Records with drawing code

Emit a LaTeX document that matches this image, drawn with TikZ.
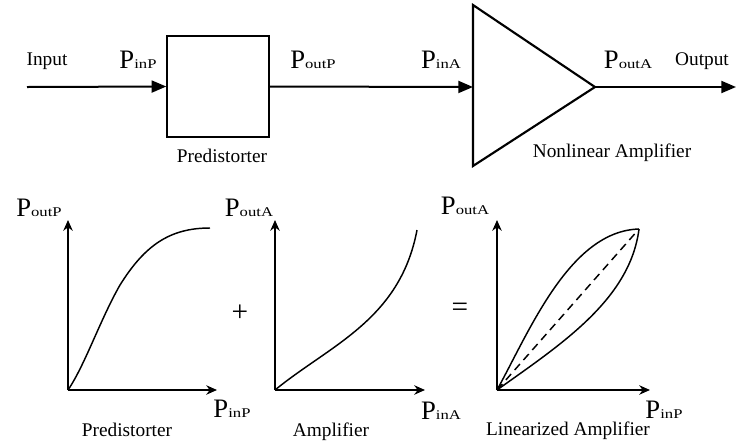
\documentclass[tikz,border=0pt]{standalone}
\usepackage{fontspec}
\setmainfont{Liberation Serif}
\newfontfamily\subfont[FakeStretch=1.25]{Liberation Serif}
\usetikzlibrary{arrows.meta}
\newcommand{\PL}[1]{{\fontsize{20}{20}\selectfont P}{\subfont\fontsize{10}{10}\selectfont #1}}
\tikzset{
  lbl/.style={font=\fontsize{14.5}{14.5}\selectfont, inner sep=0pt, anchor=base},
  plbl/.style={inner sep=0pt, anchor=base},
  opsym/.style={font=\fontsize{22}{22}\selectfont, inner sep=0pt},
  sig/.style={line width=1.5pt, -{Triangle[length=11pt,width=9pt]}},
  axis/.style={line width=1.6pt, -{Stealth[length=8pt,width=7pt,inset=2.5pt]}},
  curve/.style={line width=1.1pt},
  blk/.style={draw, line width=1.1pt, minimum width=76.5pt, minimum height=75.75pt, inner sep=0pt},
}
\begin{document}
\begin{tikzpicture}[x=0.75pt,y=-0.75pt]
\useasboundingbox (0,0) rectangle (736,444);
% ---------- top row ----------
\coordinate (in) at (27,87);
\node[blk] (pre) at (218,86.5) {};
\coordinate (tL) at (473,87);
\coordinate (tTop) at (473,5);
\coordinate (tBot) at (473,166);
\coordinate (tTip) at (595,87);
\coordinate (out) at (736,87);
\draw[line width=1.6pt, line join=miter] (tTop) -- (tTip) -- (tBot) -- cycle;
\draw[sig] (in) -- (pre.west);
\draw[sig] (pre.east) -- (tL);
\draw[sig] (tTip) -- (out);
\node[lbl] (linput) at (47,65) {Input};
\node[plbl] (lpinp) at (138,68) {\PL{inP}};
\node[plbl] (lpoutp) at (313,68) {\PL{outP}};
\node[plbl] (lpina) at (441,68) {\PL{inA}};
\node[plbl] (lpouta) at (628,68) {\PL{outA}};
\node[lbl] (loutput) at (702,65) {Output};
\node[lbl] (lpre) at (222,162) {Predistorter};
\node[lbl] (lnla) at (612,157) {Nonlinear Amplifier};
% ---------- graph 1 ----------
\coordinate (o1) at (68,390);
\coordinate (y1) at (68,220);
\coordinate (x1) at (217,390);
\coordinate (e1) at (210,228);
\draw[axis] (o1) -- (y1);
\draw[axis] (o1) -- (x1);
\draw[curve] (o1) .. controls (85,365) and (100,320) .. (120,285) .. controls (145,245) and (170,228) .. (e1);
\node[plbl] (g1y) at (39,216) {\PL{outP}};
\node[plbl] (g1x) at (232,417) {\PL{inP}};
\node[lbl] (g1t) at (127,436) {Predistorter};
% ---------- plus ----------
\node[opsym] (plus) at (240,313) {+};
% ---------- graph 2 ----------
\coordinate (o2) at (275,390);
\coordinate (y2) at (275,220);
\coordinate (x2) at (425,390);
\coordinate (e2) at (417,230);
\draw[axis] (o2) -- (y2);
\draw[axis] (o2) -- (x2);
\draw[curve] (o2) .. controls (330,345) and (400,320) .. (e2);
\node[plbl] (g2y) at (249,216) {\PL{outA}};
\node[plbl] (g2x) at (441,419) {\PL{inA}};
\node[lbl] (g2t) at (331,436) {Amplifier};
% ---------- equals ----------
\node[opsym] (eq) at (460,310) {=};
% ---------- graph 3 ----------
\coordinate (o3) at (497,390);
\coordinate (y3) at (497,220);
\coordinate (x3) at (650,390);
\coordinate (e3) at (639,229);
\draw[axis] (o3) -- (y3);
\draw[axis] (o3) -- (x3);
\draw[curve] (o3) .. controls (530,330) and (570,231) .. (e3);
\draw[curve] (o3) .. controls (560,345) and (630,300) .. (e3);
\draw[curve, dash pattern=on 6pt off 4pt] (o3) -- (e3);
\node[plbl] (g3y) at (465,214) {\PL{outA}};
\node[plbl] (g3x) at (664,418) {\PL{inP}};
\node[lbl] (g3t) at (568,435) {Linearized Amplifier};
\end{tikzpicture}
\end{document}
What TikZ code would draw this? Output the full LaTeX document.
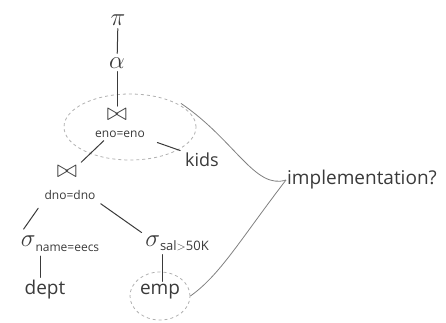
\documentclass[tikz,border=0pt]{standalone}
\usepackage{fontspec}
\setsansfont{Open Sans}
\usetikzlibrary{shapes.geometric}
\definecolor{ink}{HTML}{3A3A3A}
\definecolor{faint}{HTML}{B0B0B0}
\definecolor{mid}{HTML}{808080}
\begin{document}
\begin{tikzpicture}[x=1pt,y=-1pt,
  lbl/.style={text=ink,inner sep=1pt,font=\sffamily},
  edge/.style={draw=ink,line width=1pt,line cap=round},
  dashring/.style={draw=faint,dashed,line width=0.8pt,ellipse},
  wire/.style={draw=mid,line width=0.8pt}]
\useasboundingbox (0,0) rectangle (446,322);
\node[lbl,font=\fontsize{26}{26}\selectfont] (pi) at (118,20) {$\pi$};
\node[lbl,font=\fontsize{24}{24}\selectfont] (alpha) at (117,63) {$\alpha$};
\node[lbl,font=\fontsize{24}{24}\selectfont] (j1) at (117,115) {$\bowtie$};
\node[lbl,font=\sffamily\fontsize{12}{12}\selectfont] (j1c) at (120,134) {eno=eno};
\node[lbl,font=\fontsize{24}{24}\selectfont] (j2) at (67,172) {$\bowtie$};
\node[lbl,font=\sffamily\fontsize{12}{12}\selectfont] (j2c) at (70,195) {dno=dno};
\node[lbl,font=\sffamily\fontsize{18}{18}\selectfont] (kids) at (202,160) {kids};
\node[lbl] (s1) at (60,244) {\fontsize{24}{24}\selectfont$\sigma$\raisebox{-5pt}{\sffamily\fontsize{12}{12}\selectfont name=eecs}};
\node[lbl] (s2) at (177,243) {\fontsize{24}{24}\selectfont$\sigma$\raisebox{-4pt}{\sffamily\fontsize{13}{13}\selectfont sal$>$50K}};
\node[lbl,font=\sffamily\fontsize{19}{19}\selectfont] (dept) at (45,290) {dept};
\node[lbl,font=\sffamily\fontsize{19}{19}\selectfont] (emp) at (160,292) {emp};
\node[lbl,font=\sffamily\fontsize{19}{19}\selectfont] (impl) at (362,180) {implementation?};
\node[dashring,minimum width=132pt,minimum height=66pt] (ring1) at (130,127) {};
\node[dashring,minimum width=60pt,minimum height=48pt] (ring2) at (160,296) {};
\draw[edge,shorten <=2pt,shorten >=3pt] (pi) -- (alpha);
\draw[edge,shorten <=2pt,shorten >=2pt] (alpha) -- (j1);
\draw[edge,shorten <=3pt,shorten >=4pt] (j1c.south west) ++(12,0) coordinate (a1) (a1) -- (j2.north east);
\draw[edge,shorten <=12pt,shorten >=4pt] (j1c.south east) -- (kids.north west);
\draw[edge,shorten <=9pt,shorten >=7pt] (j2c.south west) -- (s1.north west);
\draw[edge,shorten <=5pt,shorten >=3pt] (j2c.south east) -- (s2.north west);
\path (s1.south west) ++(21,0) coordinate (b1);
\draw[edge,shorten <=3pt,shorten >=2pt] (b1) -- (b1 |- dept.north);
\path (s2.south west) ++(18,0) coordinate (b2);
\draw[edge,shorten <=3pt,shorten >=2pt] (b2) -- (b2 |- emp.north);
\draw[wire] (ring1.north east) ++(4,0) coordinate (c1) (c1) .. controls (235,140) and (255,190) .. (impl.west);
\draw[wire] (impl.west) .. controls (240,240) and (220,275) .. (ring2.east);
\end{tikzpicture}
\end{document}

### WHAT THE TASK REQUIRES
Transcribe all entries above exactly. Drop the pictures.

### EXPECTED ANSWER
Emit a LaTeX document that matches this image, drawn with TikZ.
\documentclass[tikz,border=0pt]{standalone}
\usepackage{fontspec}
\setmainfont{Liberation Serif}
\newfontfamily\subfont[FakeStretch=1.25]{Liberation Serif}
\usetikzlibrary{arrows.meta}
\newcommand{\PL}[1]{{\fontsize{20}{20}\selectfont P}{\subfont\fontsize{10}{10}\selectfont #1}}
\tikzset{
  lbl/.style={font=\fontsize{14.5}{14.5}\selectfont, inner sep=0pt, anchor=base},
  plbl/.style={inner sep=0pt, anchor=base},
  opsym/.style={font=\fontsize{22}{22}\selectfont, inner sep=0pt},
  sig/.style={line width=1.5pt, -{Triangle[length=11pt,width=9pt]}},
  axis/.style={line width=1.6pt, -{Stealth[length=8pt,width=7pt,inset=2.5pt]}},
  curve/.style={line width=1.1pt},
  blk/.style={draw, line width=1.1pt, minimum width=76.5pt, minimum height=75.75pt, inner sep=0pt},
}
\begin{document}
\begin{tikzpicture}[x=0.75pt,y=-0.75pt]
\useasboundingbox (0,0) rectangle (736,444);
% ---------- top row ----------
\coordinate (in) at (27,87);
\node[blk] (pre) at (218,86.5) {};
\coordinate (tL) at (473,87);
\coordinate (tTop) at (473,5);
\coordinate (tBot) at (473,166);
\coordinate (tTip) at (595,87);
\coordinate (out) at (736,87);
\draw[line width=1.6pt, line join=miter] (tTop) -- (tTip) -- (tBot) -- cycle;
\draw[sig] (in) -- (pre.west);
\draw[sig] (pre.east) -- (tL);
\draw[sig] (tTip) -- (out);
\node[lbl] (linput) at (47,65) {Input};
\node[plbl] (lpinp) at (138,68) {\PL{inP}};
\node[plbl] (lpoutp) at (313,68) {\PL{outP}};
\node[plbl] (lpina) at (441,68) {\PL{inA}};
\node[plbl] (lpouta) at (628,68) {\PL{outA}};
\node[lbl] (loutput) at (702,65) {Output};
\node[lbl] (lpre) at (222,162) {Predistorter};
\node[lbl] (lnla) at (612,157) {Nonlinear Amplifier};
% ---------- graph 1 ----------
\coordinate (o1) at (68,390);
\coordinate (y1) at (68,220);
\coordinate (x1) at (217,390);
\coordinate (e1) at (210,228);
\draw[axis] (o1) -- (y1);
\draw[axis] (o1) -- (x1);
\draw[curve] (o1) .. controls (85,365) and (100,320) .. (120,285) .. controls (145,245) and (170,228) .. (e1);
\node[plbl] (g1y) at (39,216) {\PL{outP}};
\node[plbl] (g1x) at (232,417) {\PL{inP}};
\node[lbl] (g1t) at (127,436) {Predistorter};
% ---------- plus ----------
\node[opsym] (plus) at (240,313) {+};
% ---------- graph 2 ----------
\coordinate (o2) at (275,390);
\coordinate (y2) at (275,220);
\coordinate (x2) at (425,390);
\coordinate (e2) at (417,230);
\draw[axis] (o2) -- (y2);
\draw[axis] (o2) -- (x2);
\draw[curve] (o2) .. controls (330,345) and (400,320) .. (e2);
\node[plbl] (g2y) at (249,216) {\PL{outA}};
\node[plbl] (g2x) at (441,419) {\PL{inA}};
\node[lbl] (g2t) at (331,436) {Amplifier};
% ---------- equals ----------
\node[opsym] (eq) at (460,310) {=};
% ---------- graph 3 ----------
\coordinate (o3) at (497,390);
\coordinate (y3) at (497,220);
\coordinate (x3) at (650,390);
\coordinate (e3) at (639,229);
\draw[axis] (o3) -- (y3);
\draw[axis] (o3) -- (x3);
\draw[curve] (o3) .. controls (530,330) and (570,231) .. (e3);
\draw[curve] (o3) .. controls (560,345) and (630,300) .. (e3);
\draw[curve, dash pattern=on 6pt off 4pt] (o3) -- (e3);
\node[plbl] (g3y) at (465,214) {\PL{outA}};
\node[plbl] (g3x) at (664,418) {\PL{inP}};
\node[lbl] (g3t) at (568,435) {Linearized Amplifier};
\end{tikzpicture}
\end{document}
What TikZ code would draw this? Output the full LaTeX document.
\documentclass[tikz,border=0pt]{standalone}
\usepackage{fontspec}
\setsansfont{Open Sans}
\usetikzlibrary{shapes.geometric}
\definecolor{ink}{HTML}{3A3A3A}
\definecolor{faint}{HTML}{B0B0B0}
\definecolor{mid}{HTML}{808080}
\begin{document}
\begin{tikzpicture}[x=1pt,y=-1pt,
  lbl/.style={text=ink,inner sep=1pt,font=\sffamily},
  edge/.style={draw=ink,line width=1pt,line cap=round},
  dashring/.style={draw=faint,dashed,line width=0.8pt,ellipse},
  wire/.style={draw=mid,line width=0.8pt}]
\useasboundingbox (0,0) rectangle (446,322);
\node[lbl,font=\fontsize{26}{26}\selectfont] (pi) at (118,20) {$\pi$};
\node[lbl,font=\fontsize{24}{24}\selectfont] (alpha) at (117,63) {$\alpha$};
\node[lbl,font=\fontsize{24}{24}\selectfont] (j1) at (117,115) {$\bowtie$};
\node[lbl,font=\sffamily\fontsize{12}{12}\selectfont] (j1c) at (120,134) {eno=eno};
\node[lbl,font=\fontsize{24}{24}\selectfont] (j2) at (67,172) {$\bowtie$};
\node[lbl,font=\sffamily\fontsize{12}{12}\selectfont] (j2c) at (70,195) {dno=dno};
\node[lbl,font=\sffamily\fontsize{18}{18}\selectfont] (kids) at (202,160) {kids};
\node[lbl] (s1) at (60,244) {\fontsize{24}{24}\selectfont$\sigma$\raisebox{-5pt}{\sffamily\fontsize{12}{12}\selectfont name=eecs}};
\node[lbl] (s2) at (177,243) {\fontsize{24}{24}\selectfont$\sigma$\raisebox{-4pt}{\sffamily\fontsize{13}{13}\selectfont sal$>$50K}};
\node[lbl,font=\sffamily\fontsize{19}{19}\selectfont] (dept) at (45,290) {dept};
\node[lbl,font=\sffamily\fontsize{19}{19}\selectfont] (emp) at (160,292) {emp};
\node[lbl,font=\sffamily\fontsize{19}{19}\selectfont] (impl) at (362,180) {implementation?};
\node[dashring,minimum width=132pt,minimum height=66pt] (ring1) at (130,127) {};
\node[dashring,minimum width=60pt,minimum height=48pt] (ring2) at (160,296) {};
\draw[edge,shorten <=2pt,shorten >=3pt] (pi) -- (alpha);
\draw[edge,shorten <=2pt,shorten >=2pt] (alpha) -- (j1);
\draw[edge,shorten <=3pt,shorten >=4pt] (j1c.south west) ++(12,0) coordinate (a1) (a1) -- (j2.north east);
\draw[edge,shorten <=12pt,shorten >=4pt] (j1c.south east) -- (kids.north west);
\draw[edge,shorten <=9pt,shorten >=7pt] (j2c.south west) -- (s1.north west);
\draw[edge,shorten <=5pt,shorten >=3pt] (j2c.south east) -- (s2.north west);
\path (s1.south west) ++(21,0) coordinate (b1);
\draw[edge,shorten <=3pt,shorten >=2pt] (b1) -- (b1 |- dept.north);
\path (s2.south west) ++(18,0) coordinate (b2);
\draw[edge,shorten <=3pt,shorten >=2pt] (b2) -- (b2 |- emp.north);
\draw[wire] (ring1.north east) ++(4,0) coordinate (c1) (c1) .. controls (235,140) and (255,190) .. (impl.west);
\draw[wire] (impl.west) .. controls (240,240) and (220,275) .. (ring2.east);
\end{tikzpicture}
\end{document}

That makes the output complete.